Records contained in a dataset

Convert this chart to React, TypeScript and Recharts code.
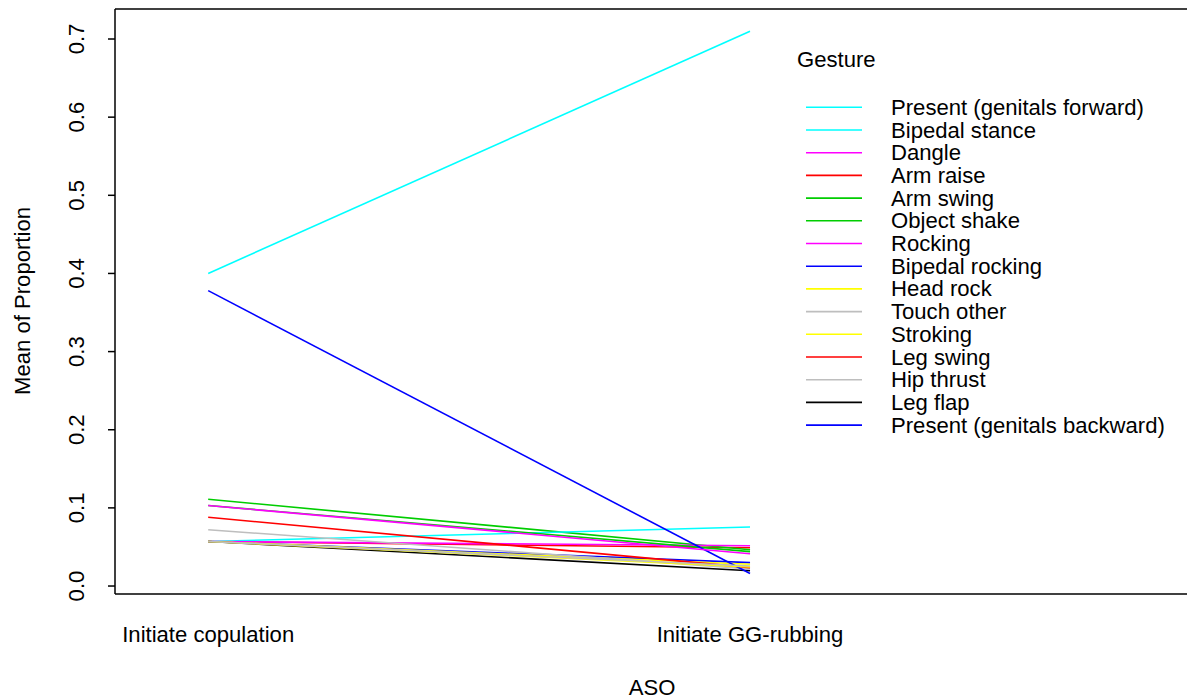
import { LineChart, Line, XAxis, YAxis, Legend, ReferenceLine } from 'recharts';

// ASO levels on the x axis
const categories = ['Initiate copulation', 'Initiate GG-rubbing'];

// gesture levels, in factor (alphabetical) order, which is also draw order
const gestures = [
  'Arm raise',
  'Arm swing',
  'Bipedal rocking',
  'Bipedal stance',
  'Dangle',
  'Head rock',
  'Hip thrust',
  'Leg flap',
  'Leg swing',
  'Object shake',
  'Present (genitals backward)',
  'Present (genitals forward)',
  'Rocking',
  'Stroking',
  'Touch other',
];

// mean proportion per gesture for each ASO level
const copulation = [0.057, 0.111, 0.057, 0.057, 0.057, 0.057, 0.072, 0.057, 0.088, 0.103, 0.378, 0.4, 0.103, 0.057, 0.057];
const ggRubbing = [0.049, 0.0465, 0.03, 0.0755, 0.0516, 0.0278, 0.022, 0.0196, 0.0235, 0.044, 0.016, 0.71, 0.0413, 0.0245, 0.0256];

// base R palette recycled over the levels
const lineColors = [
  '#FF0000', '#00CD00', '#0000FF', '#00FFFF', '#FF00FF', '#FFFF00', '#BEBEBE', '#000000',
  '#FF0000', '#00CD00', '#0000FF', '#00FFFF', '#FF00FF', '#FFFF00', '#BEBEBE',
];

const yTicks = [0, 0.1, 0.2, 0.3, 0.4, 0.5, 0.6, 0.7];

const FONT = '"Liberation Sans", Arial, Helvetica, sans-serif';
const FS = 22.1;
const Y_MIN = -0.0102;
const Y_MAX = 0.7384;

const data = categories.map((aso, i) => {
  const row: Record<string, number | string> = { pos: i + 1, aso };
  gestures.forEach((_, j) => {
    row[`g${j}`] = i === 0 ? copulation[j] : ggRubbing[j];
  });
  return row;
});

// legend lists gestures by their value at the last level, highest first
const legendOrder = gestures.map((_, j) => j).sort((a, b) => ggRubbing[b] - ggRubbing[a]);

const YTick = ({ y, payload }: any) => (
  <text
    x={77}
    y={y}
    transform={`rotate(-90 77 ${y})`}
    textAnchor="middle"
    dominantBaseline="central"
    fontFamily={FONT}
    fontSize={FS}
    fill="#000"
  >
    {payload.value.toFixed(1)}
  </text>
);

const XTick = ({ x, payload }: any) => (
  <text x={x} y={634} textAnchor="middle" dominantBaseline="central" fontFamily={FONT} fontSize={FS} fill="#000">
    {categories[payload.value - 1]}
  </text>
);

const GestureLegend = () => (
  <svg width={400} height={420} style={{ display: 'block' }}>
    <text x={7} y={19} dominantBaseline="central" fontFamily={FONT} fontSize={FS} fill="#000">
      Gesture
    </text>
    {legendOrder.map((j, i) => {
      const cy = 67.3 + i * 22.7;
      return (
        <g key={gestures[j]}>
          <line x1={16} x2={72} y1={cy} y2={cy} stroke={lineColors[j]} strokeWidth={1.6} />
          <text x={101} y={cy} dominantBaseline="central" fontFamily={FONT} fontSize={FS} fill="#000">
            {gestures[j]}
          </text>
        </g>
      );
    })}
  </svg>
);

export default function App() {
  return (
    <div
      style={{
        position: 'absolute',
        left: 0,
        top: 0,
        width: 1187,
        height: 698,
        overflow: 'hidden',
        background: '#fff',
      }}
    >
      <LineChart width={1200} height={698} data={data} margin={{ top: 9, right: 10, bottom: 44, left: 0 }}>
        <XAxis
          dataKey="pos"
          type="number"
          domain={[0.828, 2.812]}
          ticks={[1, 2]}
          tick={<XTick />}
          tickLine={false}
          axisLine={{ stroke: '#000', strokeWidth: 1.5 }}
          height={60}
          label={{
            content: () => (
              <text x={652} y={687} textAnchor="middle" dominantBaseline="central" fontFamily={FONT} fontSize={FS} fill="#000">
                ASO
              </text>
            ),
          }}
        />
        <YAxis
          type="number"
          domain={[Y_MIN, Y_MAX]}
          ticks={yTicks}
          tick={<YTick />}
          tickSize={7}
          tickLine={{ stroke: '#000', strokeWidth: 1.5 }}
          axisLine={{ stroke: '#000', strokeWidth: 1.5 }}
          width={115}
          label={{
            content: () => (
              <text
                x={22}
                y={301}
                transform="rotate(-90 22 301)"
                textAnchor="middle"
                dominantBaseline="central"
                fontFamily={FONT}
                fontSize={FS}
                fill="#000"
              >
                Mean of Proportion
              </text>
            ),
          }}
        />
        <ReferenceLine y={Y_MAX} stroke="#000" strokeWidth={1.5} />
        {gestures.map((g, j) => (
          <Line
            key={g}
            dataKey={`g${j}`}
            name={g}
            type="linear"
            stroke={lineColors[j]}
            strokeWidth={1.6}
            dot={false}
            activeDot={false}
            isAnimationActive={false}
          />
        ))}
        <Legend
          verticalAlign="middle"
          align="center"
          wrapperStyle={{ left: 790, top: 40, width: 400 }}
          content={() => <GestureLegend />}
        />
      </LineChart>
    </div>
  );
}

* * *

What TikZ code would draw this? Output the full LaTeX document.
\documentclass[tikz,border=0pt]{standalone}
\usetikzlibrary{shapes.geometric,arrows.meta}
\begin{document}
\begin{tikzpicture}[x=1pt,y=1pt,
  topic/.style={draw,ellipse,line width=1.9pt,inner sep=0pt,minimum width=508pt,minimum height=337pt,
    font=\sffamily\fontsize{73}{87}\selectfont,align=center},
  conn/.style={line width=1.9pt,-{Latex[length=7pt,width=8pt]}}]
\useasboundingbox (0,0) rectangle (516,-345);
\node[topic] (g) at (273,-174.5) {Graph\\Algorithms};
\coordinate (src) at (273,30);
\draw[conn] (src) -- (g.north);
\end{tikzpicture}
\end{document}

▶ Task to carry out
Which lines hold the string "this"? List them all.

▶ Exercise answer
Convert this chart to React, TypeScript and Recharts code.
What TikZ code would draw this? Output the full LaTeX document.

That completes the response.